## start
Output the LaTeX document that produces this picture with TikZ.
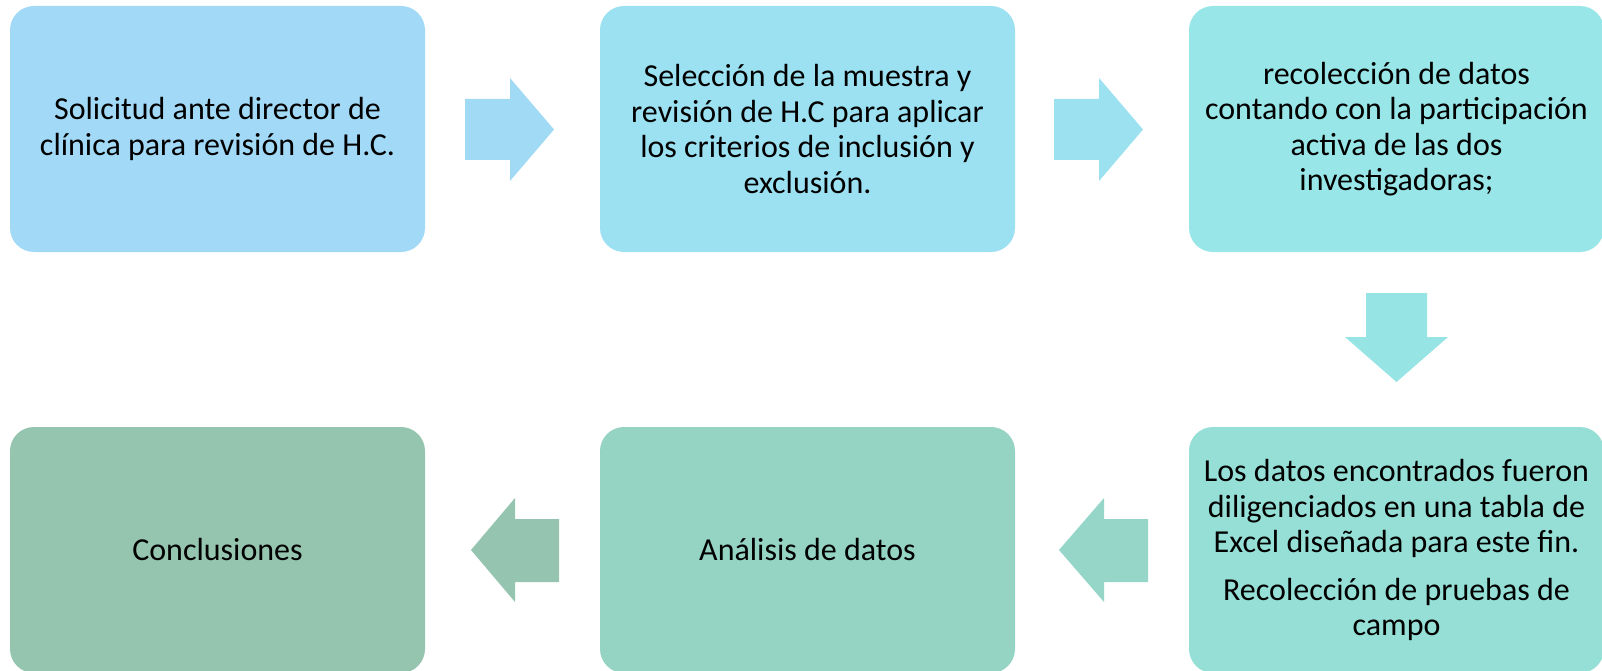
\documentclass[tikz,border=0pt]{standalone}
\usepackage{fontspec}
\setmainfont{Carlito}
\definecolor{cA}{HTML}{A2D9F7}
\definecolor{cB}{HTML}{9CE1F2}
\definecolor{cC}{HTML}{98E6E8}
\definecolor{cD}{HTML}{95DFD6}
\definecolor{cE}{HTML}{95D3C3}
\definecolor{cF}{HTML}{95C4AF}
\definecolor{aA}{HTML}{A0DAF5}
\definecolor{aB}{HTML}{9BE1EF}
\definecolor{aC}{HTML}{96E4E3}
\definecolor{aD}{HTML}{95D6C9}
\definecolor{aE}{HTML}{95C5B0}
\tikzset{
  stepbox/.style={rectangle, rounded corners=24pt, minimum width=415pt, minimum height=246pt,
    inner sep=0pt, align=center, font=\fontsize{32pt}{35.5pt}\selectfont, text=black},
}
\begin{document}
\begin{tikzpicture}[x=1pt,y=-1pt]
\useasboundingbox (0,0) rectangle (1602,671);
\clip (0,0) rectangle (1602,671);
% boxes
\node[stepbox, fill=cA] (b1) at (217.5,129) {Solicitud ante director de\\clínica para revisión de H.C.};
\node[stepbox, fill=cB] (b2) at (807.5,129) {Selección de la muestra y\\revisión de H.C para aplicar\\los criterios de inclusión y\\exclusión.};
\node[stepbox, fill=cC] (b3) at (1396.5,129) {recolección de datos\\contando con la participación\\activa de las dos\\investigadoras;};
\node[stepbox, fill=cD] (b4) at (1396.5,550) {Los datos encontrados fueron\\diligenciados en una tabla de\\Excel diseñada para este fin.\\[12pt]Recolección de pruebas de\\campo};
\node[stepbox, fill=cE] (b5) at (807.5,550) {Análisis de datos};
\node[stepbox, fill=cF] (b6) at (217.5,550) {Conclusiones};
% block arrows
\fill[aA] (465,99) -- (510,99) -- (510,78) -- (554,129.5) -- (510,181) -- (510,160) -- (465,160) -- cycle;
\fill[aB] (1054,99) -- (1099,99) -- (1099,78) -- (1143,129.5) -- (1099,181) -- (1099,160) -- (1054,160) -- cycle;
\fill[aC] (1366,293) -- (1427,293) -- (1427,337) -- (1448,337) -- (1396.5,382) -- (1345,337) -- (1366,337) -- cycle;
\fill[aD] (1148,519) -- (1104,519) -- (1104,498) -- (1059,550) -- (1104,602) -- (1104,582) -- (1148,582) -- cycle;
\fill[aE] (559,519) -- (515,519) -- (515,498) -- (471,550) -- (515,602) -- (515,582) -- (559,582) -- cycle;
\end{tikzpicture}
\end{document}
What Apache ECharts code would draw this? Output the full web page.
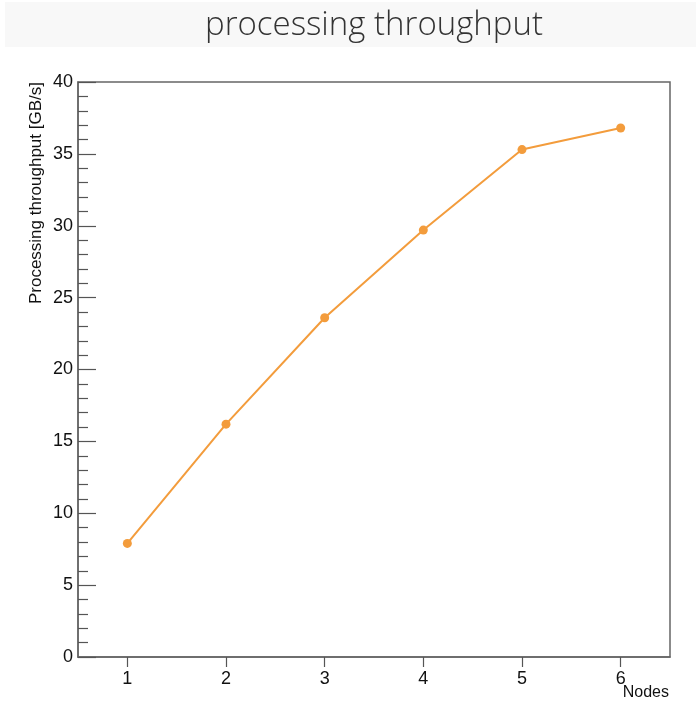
## end
What you have to do: In the records above, find the lines containing "Output" and copy them.

Written answer:
Output the LaTeX document that produces this picture with TikZ.
What Apache ECharts code would draw this? Output the full web page.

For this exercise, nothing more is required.